Complex, dynamic and global in scale, energy, natural resources and infrastructure are extremely profitable, and therefore valuable, sectors. Hardly surprising, then, that disputes within these prized arenas are on the rise.

Regularly impacting governments, multinationals and financial institutions, inevitable disputes can leave a trail of destruction if not resolved – whether by litigation, arbitration or alternative dispute resolution (ADR) – in good faith, in good time and in a cost-effective manner.

Multiple dichotomies drive disputes in this space. For example, disagreements can arise over exploration rights, construction and upgrade of production platforms, pipeline capacity rights, take-or-pay contracts, oil storage facility and pipeline failures, oil purchase contracts, power plant construction, turbine failures, power purchase agreements, nuclear reactor testing and fuel, offshore wind farm construction, electricity and gas trading, mineral exploration ventures and transport infrastructure projects.
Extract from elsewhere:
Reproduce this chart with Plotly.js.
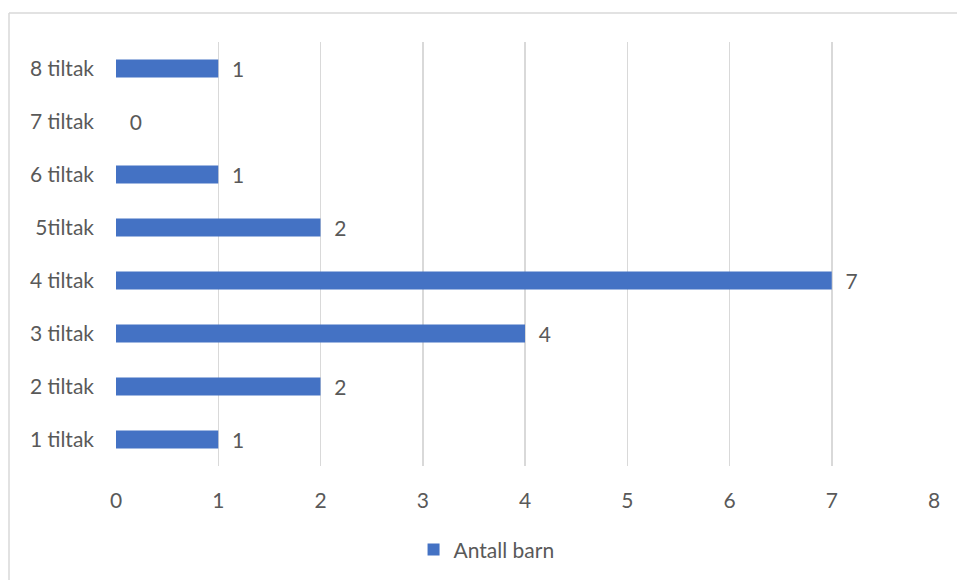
<!DOCTYPE html>
<html>
<head>
<meta charset="utf-8">
<script src="https://cdn.plot.ly/plotly-3.0.1.min.js"></script>
<style>
html,body{margin:0;padding:0;background:#fff;overflow:hidden;}
#chart{width:957px;height:580px;}
</style>
</head>
<body>
<div id="chart"></div>
<script>
const categories = ["1 tiltak", "2 tiltak", "3 tiltak", "4 tiltak", "5tiltak", "6 tiltak", "7 tiltak", "8 tiltak"];
const values = [1, 2, 4, 7, 2, 1, 0, 1];
const seriesName = "Antall barn";
const xTicks = [0, 1, 2, 3, 4, 5, 6, 7, 8];

const font = {family: "Lato, 'Open Sans', sans-serif", size: 21, color: "#595959"};

const trace = {
  type: "bar",
  orientation: "h",
  y: categories,
  x: values,
  name: seriesName,
  marker: {color: "#4472C4"},
  text: values.map(v => "\u00a0\u00a0" + v),
  textposition: "outside",
  constraintext: "none",
  textfont: font,
  cliponaxis: false,
  showlegend: true,
  hoverinfo: "x+y"
};

const layout = {
  width: 957,
  height: 580,
  margin: {l: 116, r: 23, t: 42, b: 114, autoexpand: false},
  paper_bgcolor: "#ffffff",
  plot_bgcolor: "#ffffff",
  font: font,
  bargap: 0.66,
  showlegend: true,
  xaxis: {
    range: [0, 8],
    tickvals: xTicks,
    showgrid: true,
    gridcolor: "#d9d9d9",
    gridwidth: 1.5,
    zeroline: false,
    showline: false,
    ticks: "",
    ticklen: 0,
    ticklabelstandoff: 20,
    tickfont: font,
    fixedrange: true,
    automargin: false
  },
  yaxis: {
    type: "category",
    categoryorder: "array",
    categoryarray: categories,
    showgrid: false,
    zeroline: false,
    showline: false,
    ticks: "",
    ticklabelstandoff: 21,
    tickfont: font,
    fixedrange: true,
    automargin: false
  },
  legend: {
    orientation: "h",
    x: 0.453,
    xanchor: "center",
    y: -0.198,
    yanchor: "middle",
    font: font,
    itemwidth: 30
  },
  shapes: [
    {type: "line", xref: "paper", yref: "paper", x0: -0.1308, x1: 1.2, y0: 1.0684, y1: 1.0684, line: {color: "#d9d9d9", width: 1.5}},
    {type: "line", xref: "paper", yref: "paper", x0: -0.1308, x1: -0.1308, y0: 1.0684, y1: -0.4, line: {color: "#d9d9d9", width: 1.5}}
  ]
};

Plotly.newPlot("chart", [trace], layout, {displayModeBar: false, staticPlot: true});
</script>
</body>
</html>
Additional sources of dispute include conflicts between joint venture (JV) partners over strategy, disrupted trade and other offtake agreements, shareholder bust-ups, fraud and bribery allegations, a breakdown in the investor and bank relationship, the collapse of a deal in which one party reneges on execution, and in response to expropriation of assets, among other aspects of bilateral investment treaties and trade sanctions.

Given the scope and complexity involved, entities operating in the energy, natural resources and infrastructure sphere naturally demand comprehensive and creative legal solutions when seeking to resolve disputes that are often rancorous, contentious and, if an equitable solution is not found, expensive.